Sábado 30 de septiembre, Catalunya Ràdio, 03.00 de la madrugada (el ciclo independentista no se interrumpe en las 24 horas del día). El oyente de la emisora pública catalana exhorta a votar sí en el referéndum del día siguiente, «porque nos ha caído esta oportunidad». Respecto a las consecuencias, se añade un fatalista «y luego ya veremos lo que pasa». Es el antiRajoy, remite al mayor acto revolucionario de la historia reciente con la misma distancia que el presidente del Gobierno. Opera sin fanatismos, desde el cálculo del tendero, que añade que España es un pésimo negocio debido a su deuda astronómica.

El desapasionamiento de esta escena radiofónica verídica no resulta tranquilizador. Al contrario, presenta la República Catalana como una evidencia doméstica, que no requiere de soflamas. Se ha inscrito en la intimidad personal, el «y luego ya veremos lo que pasa» digno de Josep Pla protege de los catastrofismos apocalípticos esgrimidos desde el otro bando. Quienes insisten en evitar el divorcio, obvian la posibilidad de que la disolución del matrimonio político se haya materializado mientras diseñan diques para evitarla.

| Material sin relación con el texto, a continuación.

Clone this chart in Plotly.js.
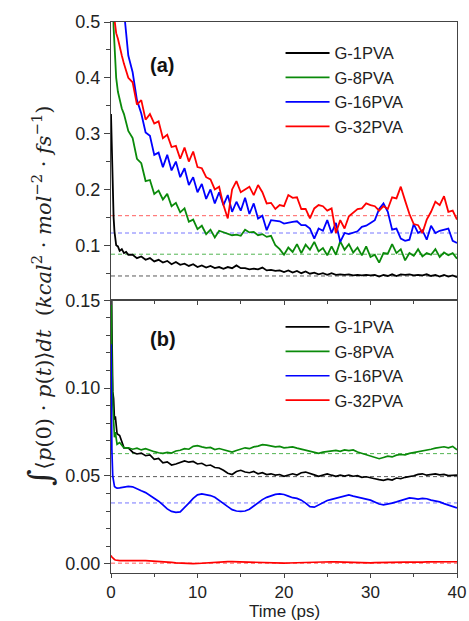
<!DOCTYPE html>
<html>
<head>
<meta charset="utf-8">
<script src="https://cdn.plot.ly/plotly-3.0.1.min.js"></script>
<style>html,body{margin:0;padding:0;background:#fff;}#chart{width:469px;height:621px;}</style>
</head>
<body>
<div id="chart"></div>
<script>
// ---------- DATA ----------
const seriesNames = ["G-1PVA", "G-8PVA", "G-16PVA", "G-32PVA"];
const seriesColors = ["#000000", "#0a8a0a", "#0000ff", "#ff0000"];
const refColors = ["rgba(0,0,0,0.65)", "rgba(10,150,10,0.7)", "rgba(60,60,255,0.7)", "rgba(255,40,40,0.75)"];

const tTop = [0,0.1,0.2,0.3,0.4,0.5,0.6,0.8,1.0,1.25,1.5,1.75,2.0,
  2.5,3,3.5,4,4.5,5,5.5,6,6.5,7,
  7.5,8,8.5,9,9.5,10,10.5,11,11.5,12,
  12.5,13,13.5,14,14.5,15,15.5,16,16.5,17,
  17.5,18,18.5,19,19.5,20,20.5,21,21.5,22,
  22.5,23,23.5,24,24.5,25,25.5,26,26.5,27,
  27.5,28,28.5,29,29.5,30,30.5,31,31.5,32,
  32.5,33,33.5,34,34.5,35,35.5,36,36.5,37,
  37.5,38,38.5,39,39.5,40];

// panel (a)
const topG1 = [.335,.26,.19,.15,.125,.112,.10,.098,.09,.093,.086,.088,.083,
  .083,.077,.080,.074,.077,.071,.074,.069,.072,.066,
  .070,.065,.067,.063,.066,.061,.064,.060,.063,.059,
  .061,.058,.061,.059,.064,.059,.059,.057,.058,.057,
  .060,.055,.056,.054,.055,.052,.055,.051,.054,.050,
  .053,.049,.051,.048,.050,.047,.050,.047,.048,.047,
  .048,.046,.047,.046,.047,.046,.047,.044,.047,.045,
  .048,.045,.048,.047,.048,.046,.047,.046,.048,.045,
  .047,.044,.047,.044,.046,.043];
const topG8 = [.9,.7,.56,.49,.45,.42,.40,.375,.36,.345,.335,.318,.305,
  .292,.255,.247,.215,.217,.192,.198,.182,.192,.17,
  .176,.159,.166,.142,.146,.129,.135,.12,.128,.114,
  .126,.123,.12,.118,.119,.117,.128,.123,.124,.118,
  .12,.115,.117,.1,.093,.083,.096,.088,.102,.086,
  .101,.092,.106,.089,.095,.082,.098,.083,.107,.092,
  .102,.087,.096,.082,.098,.079,.083,.069,.086,.085,
  .102,.086,.093,.073,.086,.081,.093,.08,.086,.083,
  .093,.079,.087,.082,.086,.076];
const topG16 = [1.2,1.1,1.0,.95,.9,.85,.8,.72,.65,.58,.52,.48,.44,
  .41,.36,.336,.302,.296,.262,.266,.24,.262,.234,
  .25,.222,.238,.208,.222,.195,.21,.183,.2,.175,
  .195,.172,.19,.16,.178,.162,.185,.156,.175,.148,
  .153,.127,.145,.144,.143,.139,.141,.142,.143,.136,
  .136,.13,.112,.13,.126,.145,.122,.14,.106,.122,
  .12,.123,.125,.133,.135,.14,.145,.165,.175,.16,
  .128,.13,.112,.108,.11,.138,.122,.127,.11,.135,
  .122,.126,.128,.13,.108,.104];
const topG32 = [1.0,.8,.62,.52,.505,.495,.48,.47,.455,.44,.425,.41,.40,
  .392,.352,.36,.325,.335,.318,.322,.292,.298,.276,
  .278,.255,.275,.25,.268,.24,.238,.222,.218,.2,
  .205,.172,.148,.2,.215,.195,.2,.205,.19,.208,
  .195,.175,.176,.165,.172,.17,.19,.185,.186,.165,
  .165,.148,.166,.172,.17,.162,.166,.122,.145,.13,
  .152,.158,.165,.166,.175,.172,.17,.162,.17,.165,
  .186,.184,.205,.18,.156,.138,.136,.122,.146,.16,
  .178,.172,.188,.16,.162,.146];
const refTop = [0.045, 0.084, 0.122, 0.153];

const tBot = [0,0.05,0.1,0.2,0.3,0.4,0.5,0.7,1.0,1.5,2.0,
  2.5,3,3.5,4,4.5,5,5.5,6,6.5,7,
  7.5,8,8.5,9,9.5,10,10.5,11,11.5,12,
  12.5,13,13.5,14,14.5,15,15.5,16,16.5,17,
  17.5,18,18.5,19,19.5,20,20.5,21,21.5,22,
  22.5,23,23.5,24,24.5,25,25.5,26,26.5,27,
  27.5,28,28.5,29,29.5,30,30.5,31,31.5,32,
  32.5,33,33.5,34,34.5,35,35.5,36,36.5,37,
  37.5,38,38.5,39,39.5,40];

// panel (b)
const botG1 = [.2,.15,.135,.098,.094,.082,.084,.074,.073,.066,.066,
  .0635,.0625,.063,.0615,.062,.0595,.060,.0575,.058,.0562,
  .0568,.0575,.0585,.0578,.0582,.0568,.0572,.0558,.0562,.0548,
  .0545,.0532,.0515,.0508,.0525,.0532,.0522,.0518,.0525,.0512,
  .0518,.0508,.0512,.0505,.0508,.0498,.0506,.0512,.0505,.0518,
  .0522,.0512,.0506,.0498,.0505,.0511,.0504,.0498,.0504,.0499,
  .0505,.0498,.0501,.0492,.0495,.0488,.0484,.0479,.0475,.0482,
  .0476,.0488,.0484,.0492,.0496,.0501,.0509,.0512,.0504,.0508,
  .0512,.0506,.0509,.0502,.0505,.0504];
const botG8 = [.16,.13,.115,.092,.082,.072,.075,.068,.069,.066,.066,
  .0652,.0658,.0648,.0655,.0645,.0638,.0632,.0628,.0634,.0630,
  .0642,.0646,.0655,.0652,.0668,.0672,.0665,.0660,.0662,.0650,
  .0656,.0648,.0642,.0636,.0645,.0652,.0660,.0655,.0665,.0670,
  .0678,.0675,.0670,.0665,.0668,.0660,.0662,.0665,.0658,.0652,
  .0648,.0640,.0632,.0628,.0635,.0638,.0642,.0645,.0640,.0648,
  .0644,.0648,.0636,.0628,.0622,.0610,.0604,.0598,.0605,.0612,
  .0608,.0618,.0622,.0620,.0628,.0632,.0638,.0640,.0648,.0652,
  .0658,.0662,.0666,.0660,.0668,.0648];
const botG16 = [.125,.09,.065,.05,.046,.044,.0435,.043,.0432,.0438,.044,
  .0438,.0425,.0415,.0405,.0390,.0372,.0356,.0335,.0312,.0298,
  .0292,.0295,.0318,.0345,.0372,.0392,.0398,.0395,.0388,.0378,
  .0362,.0345,.0325,.0308,.0300,.0298,.0300,.0310,.0328,.0348,
  .0365,.0378,.0388,.0395,.0398,.0394,.0385,.0376,.0372,.0362,
  .0345,.0325,.0322,.0335,.0348,.0360,.0366,.0372,.0380,.0388,
  .0392,.0385,.0378,.0372,.0368,.0362,.0352,.0340,.0335,.0338,
  .0345,.0352,.0360,.0368,.0375,.0372,.0368,.0372,.0370,.0362,
  .0358,.0352,.0342,.0335,.0328,.0318];
const botG32 = [.004,.0042,.0038,.0032,.0028,.0024,.0021,.0019,.0018,.0018,.0019,
  .0019,.0018,.0018,.0017,.0016,.0015,.0013,.0011,.0009,.0007,
  .0005,.0003,.0002,.0001,.0000,.0001,.0003,.0005,.0007,.0009,
  .0010,.0011,.0012,.0012,.0011,.0010,.0009,.0008,.0007,.0006,
  .0005,.0004,.0003,.0002,.0002,.0003,.0004,.0005,.0006,.0006,
  .0007,.0007,.0008,.0009,.0010,.0010,.0011,.0010,.0009,.0008,
  .0007,.0006,.0005,.0004,.0004,.0005,.0006,.0007,.0008,.0009,
  .0009,.0010,.0010,.0009,.0009,.0008,.0008,.0009,.0010,.0010,
  .0011,.0011,.0012,.0012,.0011,.0011];
const refBot = [0.0496, 0.0627, 0.0346, 0.0003];
const refX = [0, 40];

const xTicks = [0, 10, 20, 30, 40];

// ---------- TRACES ----------
const topData = [topG1, topG8, topG16, topG32];
const botData = [botG1, botG8, botG16, botG32];
const traces = [];

refTop.forEach((v, i) => traces.push({
  x: refX, y: [v, v], xaxis: 'x2', yaxis: 'y2', mode: 'lines', showlegend: false, hoverinfo: 'skip',
  line: {color: refColors[i], width: 1, dash: '4px,3px'}
}));
topData.forEach((d, i) => traces.push({
  x: tTop, y: d, xaxis: 'x2', yaxis: 'y2', mode: 'lines', name: seriesNames[i], legend: 'legend',
  line: {color: seriesColors[i], width: 1.8}
}));
refBot.forEach((v, i) => traces.push({
  x: refX, y: [v, v], xaxis: 'x', yaxis: 'y', mode: 'lines', showlegend: false, hoverinfo: 'skip',
  line: {color: refColors[i], width: 1, dash: '4px,3px'}
}));
botData.forEach((d, i) => traces.push({
  x: tBot, y: d, xaxis: 'x', yaxis: 'y', mode: 'lines', name: seriesNames[i], legend: 'legend2',
  line: {color: seriesColors[i], width: 1.7}
}));

// ---------- LAYOUT ----------
const F = 'Arial, "Liberation Sans", sans-serif';
const axCommon = {
  showline: true, linecolor: '#444', linewidth: 1, mirror: true,
  ticks: 'outside', ticklen: 6, tickwidth: 1, tickcolor: '#444',
  showgrid: false, zeroline: false,
  tickfont: {family: F, size: 18, color: '#222'}
};
const xBase = Object.assign({}, axCommon, {
  range: [0, 40], tickvals: xTicks, ticktext: xTicks.map(String), ticklen: 4,
  tickfont: {family: F, size: 17, color: '#222'},
  minor: {dtick: 5, tick0: 0, ticks: 'outside', ticklen: 3, tickcolor: '#444', showgrid: false}
});

const layout = {
  width: 469, height: 621,
  margin: {l: 111, r: 12, t: 22, b: 48},
  paper_bgcolor: '#fff', plot_bgcolor: '#fff',
  font: {family: F, color: '#222'},
  xaxis: Object.assign({}, xBase, {anchor: 'y', domain: [0, 1]}),
  xaxis2: Object.assign({}, xBase, {anchor: 'y2', matches: 'x', showticklabels: false}),
  yaxis: Object.assign({}, axCommon, {
    anchor: 'x', domain: [0, 0.4955], range: [-0.0053, 0.1502],
    tick0: 0, dtick: 0.05, tickformat: '.2f',
    minor: {dtick: 0.01, tick0: 0, ticks: 'outside', ticklen: 4, tickcolor: '#444', showgrid: false}
  }),
  yaxis2: Object.assign({}, axCommon, {
    anchor: 'x2', domain: [0.4955, 1], range: [0.002, 0.5],
    tick0: 0, dtick: 0.1, tickformat: '.1f',
    minor: {dtick: 0.05, tick0: 0, ticks: 'outside', ticklen: 4, tickcolor: '#444', showgrid: false}
  }),
  legend: {
    x: 0.49, y: 0.975, xanchor: 'left', yanchor: 'top', bgcolor: 'rgba(0,0,0,0)',
    font: {family: F, size: 16.5, color: '#222'}, itemwidth: 44, tracegroupgap: 0
  },
  legend2: {
    x: 0.49, y: 0.478, xanchor: 'left', yanchor: 'top', bgcolor: 'rgba(0,0,0,0)',
    font: {family: F, size: 16.5, color: '#222'}, itemwidth: 44, tracegroupgap: 0
  },
  annotations: [
    {text: '<b>(a)</b>', xref: 'paper', yref: 'paper', x: 0.107, y: 0.9456, showarrow: false,
     font: {family: F, size: 20, color: '#111'}},
    {text: '<b>(b)</b>', xref: 'paper', yref: 'paper', x: 0.107, y: 0.4247, showarrow: false,
     font: {family: F, size: 20, color: '#111'}},
    {text: 'Time (ps)', xref: 'paper', yref: 'paper', x: 0.5, y: -0.0705, xanchor: 'center', yanchor: 'middle',
     showarrow: false, font: {family: F, size: 17, color: '#222'}},
    {text: '<span style="font-size:32px">∫</span>⟨<i>p</i>(0) · <i>p</i>(<i>t</i>)⟩<i>dt</i>  (<i>kcal</i><sup>2</sup> · <i>mol</i><sup>−2</sup> · <i>fs</i><sup>−1</sup>)',
     xref: 'paper', yref: 'paper', x: -0.205, y: 0.5027, xanchor: 'center', yanchor: 'middle',
     textangle: -90, showarrow: false,
     font: {family: '"DejaVu Serif", "Liberation Serif", serif', size: 21, color: '#222'}}
  ],
  showlegend: true
};

Plotly.newPlot('chart', traces, layout, {staticPlot: true, displayModeBar: false});
</script>
</body>
</html>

Ante la fractura irreversible, el problema puede admitir una solución más realista si se acepta que no se trata de evitar una ruptura que ya se ha producido, sino de recomponer los pedazos rotos. Colin Powell quiso disuadir infructuosamente a George Bush de la invasión de Irak, recordándole el lema de las tiendas de cerámica. «Si lo rompes, te lo quedas». El Gobierno ha cometido errores en el envío de fuerzas policiales a Cataluña que recuerdan a la desdichada ocupación iraquí. La nacionalidad en cuestión, o España en su conjunto, han estallado en mil pedazos. El desastre no admite devolución.

El discurso fallido del Rey, que optó sin titubeos en la disyuntiva constitucional que le otorga el papel de «declarar la guerra y hacer la paz», también sirvió para demostrar que el Estado no dispone ahora mismo de una sola voz con la capacidad de enganche suficiente para remover las convicciones mejor instaladas. La apelación a la mediación de la Iglesia debe tratarse de una broma. Solo el artículo en El País de Rubalcaba, Ganar a los independentistas, emerge esta semana pletórico de propuestas para inaugurar una convivencia bajo parámetros renovados. De nuevo, desde la convicción de que la estrategia no es la misma ante una propuesta de ruptura que ante la evidencia de que el abandono se ha consumado, al menos intelectualmente.

Sábado 30 de septiembre, Catalunya Ràdio, 03.15 de la madrugada (el independentismo es una vigilia permanente). Una oyente plantea sin aspavientos que «si esto sale bien, y somos independientes...». Cuesta imaginar que la mujer que se expresa con frialdad quirúrgica haya quebrantado la ley en alguna ocasión. Muestra un satisfacción atenta pero moderada, más peligrosa que la violencia revolucionaria. Y pronto plantea una cuestión pragmática. Su hija es funcionaria del Estado fuera de Cataluña, y la madre desea saber cómo se resolverá esta encrucijada. Su hincapié en la deslocalización parecía prematuro en vísperas del referéndum, pero era clarividente. Menos de una semana después, los dos bancos más poderosos de Cataluña se asentaban en el extranjero de una Declaración Unilateral de Independencia.

Las peripecias individuales, y las masas que olvidan la cabeza para pensar con el corazón, desembocan en una conclusión colectiva. Puigdemont no moviliza a cientos de miles de manifestantes, los interpreta con desigual fortuna. El grado de culpabilidad que tanto preocupa a sus enemigos, se cifra apenas en la agitación de un diez por ciento de los congregados. Los insultos del PP al president catalán superan en furia a los que recibe el indiferente Rajoy desde la cúpula independentista. Los lugarternientes populares se limitan a exteriorizar su rabia ante las deficiencias del líder propio. En una semana en que no ha costado demasiado imaginar que Cataluña ya no está, la pregunta no consiste en aventurar si la situación mejoraría sin Rajoy. Es más realista preguntarse si la atmósfera continuará empeorando con su presencia.

El triunfo del PP ha consistido en lograr que el movimiento catalán para independizarse de Rajoy se haya trasladado a la voluntad de independizarse de toda España, hasta el punto de que ambas voluntades son indistinguibles. Las elecciones se conciben como una tregua. Salvo que se convoquen a ambas orillas, el alto al ego no funcionará.